*Stated goal*:
Leave out the pictures and repeat the data exactly.

─── Source excerpt ───

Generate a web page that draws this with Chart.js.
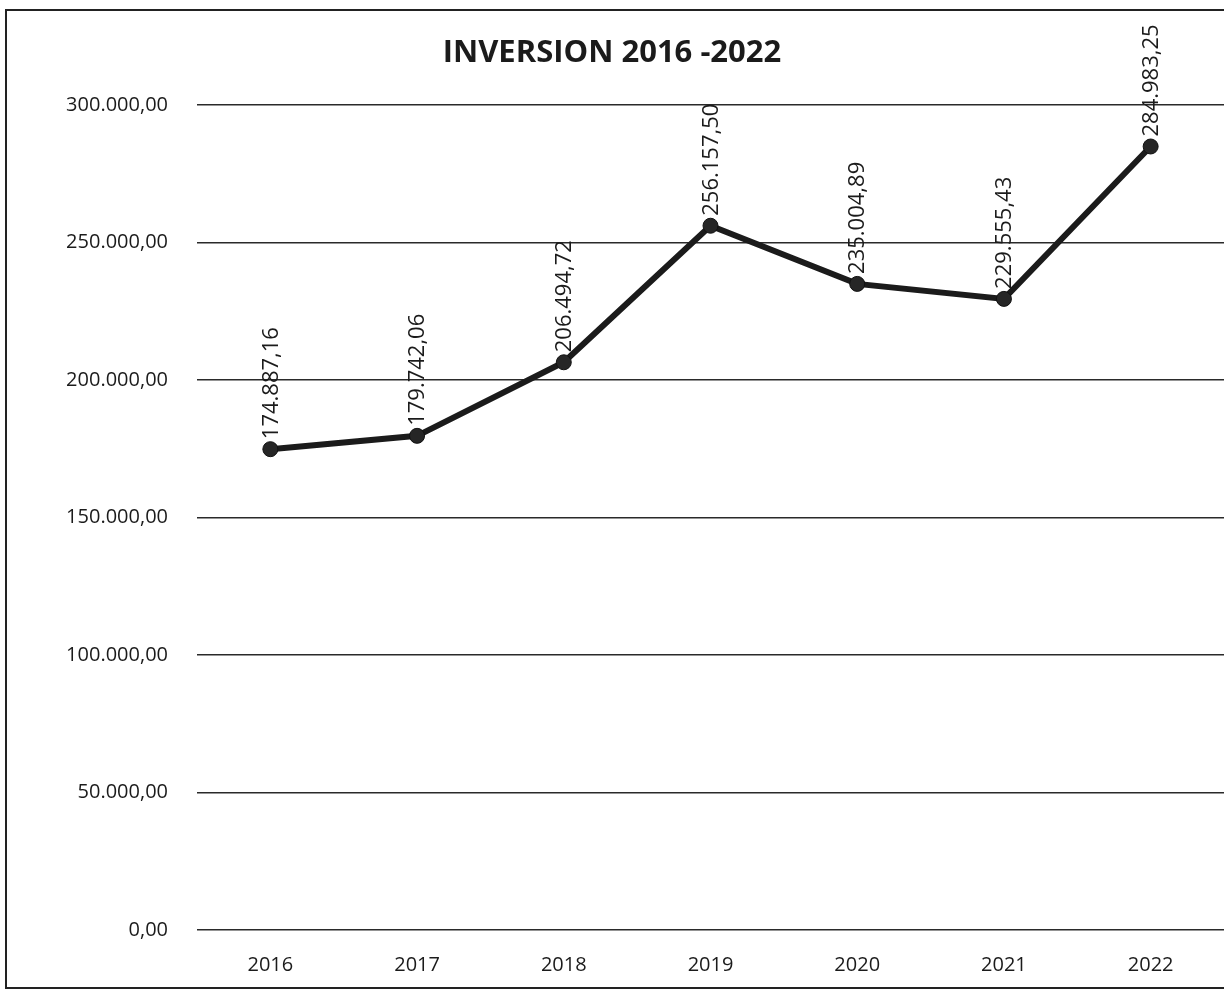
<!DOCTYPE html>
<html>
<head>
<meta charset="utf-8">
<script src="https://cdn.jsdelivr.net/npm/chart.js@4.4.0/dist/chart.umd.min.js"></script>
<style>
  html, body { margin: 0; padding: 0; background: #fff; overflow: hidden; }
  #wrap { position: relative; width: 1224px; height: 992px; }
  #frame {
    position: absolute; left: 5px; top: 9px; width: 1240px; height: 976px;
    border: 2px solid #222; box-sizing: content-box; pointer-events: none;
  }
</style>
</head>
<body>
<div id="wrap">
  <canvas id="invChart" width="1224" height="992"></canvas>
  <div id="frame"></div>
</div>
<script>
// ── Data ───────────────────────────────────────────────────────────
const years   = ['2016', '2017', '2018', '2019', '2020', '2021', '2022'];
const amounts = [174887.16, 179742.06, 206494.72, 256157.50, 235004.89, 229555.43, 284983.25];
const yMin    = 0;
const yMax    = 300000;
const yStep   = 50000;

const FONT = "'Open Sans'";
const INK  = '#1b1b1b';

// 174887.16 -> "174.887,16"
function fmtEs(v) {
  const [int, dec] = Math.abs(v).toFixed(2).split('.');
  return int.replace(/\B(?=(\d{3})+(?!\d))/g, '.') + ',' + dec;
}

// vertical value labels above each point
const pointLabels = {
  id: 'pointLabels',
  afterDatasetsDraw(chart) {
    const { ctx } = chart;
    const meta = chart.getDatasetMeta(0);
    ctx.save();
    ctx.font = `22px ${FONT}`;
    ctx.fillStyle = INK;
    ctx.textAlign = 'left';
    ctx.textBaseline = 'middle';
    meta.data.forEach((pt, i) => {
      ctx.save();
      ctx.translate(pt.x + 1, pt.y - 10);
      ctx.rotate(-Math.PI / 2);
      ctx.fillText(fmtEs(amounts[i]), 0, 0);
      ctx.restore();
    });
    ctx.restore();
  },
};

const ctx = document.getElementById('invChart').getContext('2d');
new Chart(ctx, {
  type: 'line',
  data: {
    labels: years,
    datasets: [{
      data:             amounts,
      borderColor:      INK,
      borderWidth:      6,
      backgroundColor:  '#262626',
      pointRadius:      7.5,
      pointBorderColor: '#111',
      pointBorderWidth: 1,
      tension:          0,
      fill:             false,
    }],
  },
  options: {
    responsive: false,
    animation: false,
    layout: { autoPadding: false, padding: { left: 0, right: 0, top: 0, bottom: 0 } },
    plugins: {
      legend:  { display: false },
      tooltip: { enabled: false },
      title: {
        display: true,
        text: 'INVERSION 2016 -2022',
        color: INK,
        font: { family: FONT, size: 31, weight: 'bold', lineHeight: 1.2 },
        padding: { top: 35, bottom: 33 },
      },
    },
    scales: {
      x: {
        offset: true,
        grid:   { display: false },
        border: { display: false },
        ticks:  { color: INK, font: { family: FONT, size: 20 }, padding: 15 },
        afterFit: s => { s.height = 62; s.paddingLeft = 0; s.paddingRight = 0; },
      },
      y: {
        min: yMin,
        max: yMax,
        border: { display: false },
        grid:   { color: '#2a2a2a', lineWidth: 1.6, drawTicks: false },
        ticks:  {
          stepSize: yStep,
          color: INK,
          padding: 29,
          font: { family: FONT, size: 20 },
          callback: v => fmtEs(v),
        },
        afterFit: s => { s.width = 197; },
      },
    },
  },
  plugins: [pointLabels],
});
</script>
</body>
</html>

───

*Task result*:
Generate a web page that draws this with Chart.js.
<!DOCTYPE html>
<html>
<head>
<meta charset="utf-8">
<script src="https://cdn.jsdelivr.net/npm/chart.js@4.4.0/dist/chart.umd.min.js"></script>
<style>
  html, body { margin: 0; padding: 0; background: #fff; overflow: hidden; }
  #wrap { position: relative; width: 1224px; height: 992px; }
  #frame {
    position: absolute; left: 5px; top: 9px; width: 1240px; height: 976px;
    border: 2px solid #222; box-sizing: content-box; pointer-events: none;
  }
</style>
</head>
<body>
<div id="wrap">
  <canvas id="invChart" width="1224" height="992"></canvas>
  <div id="frame"></div>
</div>
<script>
// ── Data ───────────────────────────────────────────────────────────
const years   = ['2016', '2017', '2018', '2019', '2020', '2021', '2022'];
const amounts = [174887.16, 179742.06, 206494.72, 256157.50, 235004.89, 229555.43, 284983.25];
const yMin    = 0;
const yMax    = 300000;
const yStep   = 50000;

const FONT = "'Open Sans'";
const INK  = '#1b1b1b';

// 174887.16 -> "174.887,16"
function fmtEs(v) {
  const [int, dec] = Math.abs(v).toFixed(2).split('.');
  return int.replace(/\B(?=(\d{3})+(?!\d))/g, '.') + ',' + dec;
}

// vertical value labels above each point
const pointLabels = {
  id: 'pointLabels',
  afterDatasetsDraw(chart) {
    const { ctx } = chart;
    const meta = chart.getDatasetMeta(0);
    ctx.save();
    ctx.font = `22px ${FONT}`;
    ctx.fillStyle = INK;
    ctx.textAlign = 'left';
    ctx.textBaseline = 'middle';
    meta.data.forEach((pt, i) => {
      ctx.save();
      ctx.translate(pt.x + 1, pt.y - 10);
      ctx.rotate(-Math.PI / 2);
      ctx.fillText(fmtEs(amounts[i]), 0, 0);
      ctx.restore();
    });
    ctx.restore();
  },
};

const ctx = document.getElementById('invChart').getContext('2d');
new Chart(ctx, {
  type: 'line',
  data: {
    labels: years,
    datasets: [{
      data:             amounts,
      borderColor:      INK,
      borderWidth:      6,
      backgroundColor:  '#262626',
      pointRadius:      7.5,
      pointBorderColor: '#111',
      pointBorderWidth: 1,
      tension:          0,
      fill:             false,
    }],
  },
  options: {
    responsive: false,
    animation: false,
    layout: { autoPadding: false, padding: { left: 0, right: 0, top: 0, bottom: 0 } },
    plugins: {
      legend:  { display: false },
      tooltip: { enabled: false },
      title: {
        display: true,
        text: 'INVERSION 2016 -2022',
        color: INK,
        font: { family: FONT, size: 31, weight: 'bold', lineHeight: 1.2 },
        padding: { top: 35, bottom: 33 },
      },
    },
    scales: {
      x: {
        offset: true,
        grid:   { display: false },
        border: { display: false },
        ticks:  { color: INK, font: { family: FONT, size: 20 }, padding: 15 },
        afterFit: s => { s.height = 62; s.paddingLeft = 0; s.paddingRight = 0; },
      },
      y: {
        min: yMin,
        max: yMax,
        border: { display: false },
        grid:   { color: '#2a2a2a', lineWidth: 1.6, drawTicks: false },
        ticks:  {
          stepSize: yStep,
          color: INK,
          padding: 29,
          font: { family: FONT, size: 20 },
          callback: v => fmtEs(v),
        },
        afterFit: s => { s.width = 197; },
      },
    },
  },
  plugins: [pointLabels],
});
</script>
</body>
</html>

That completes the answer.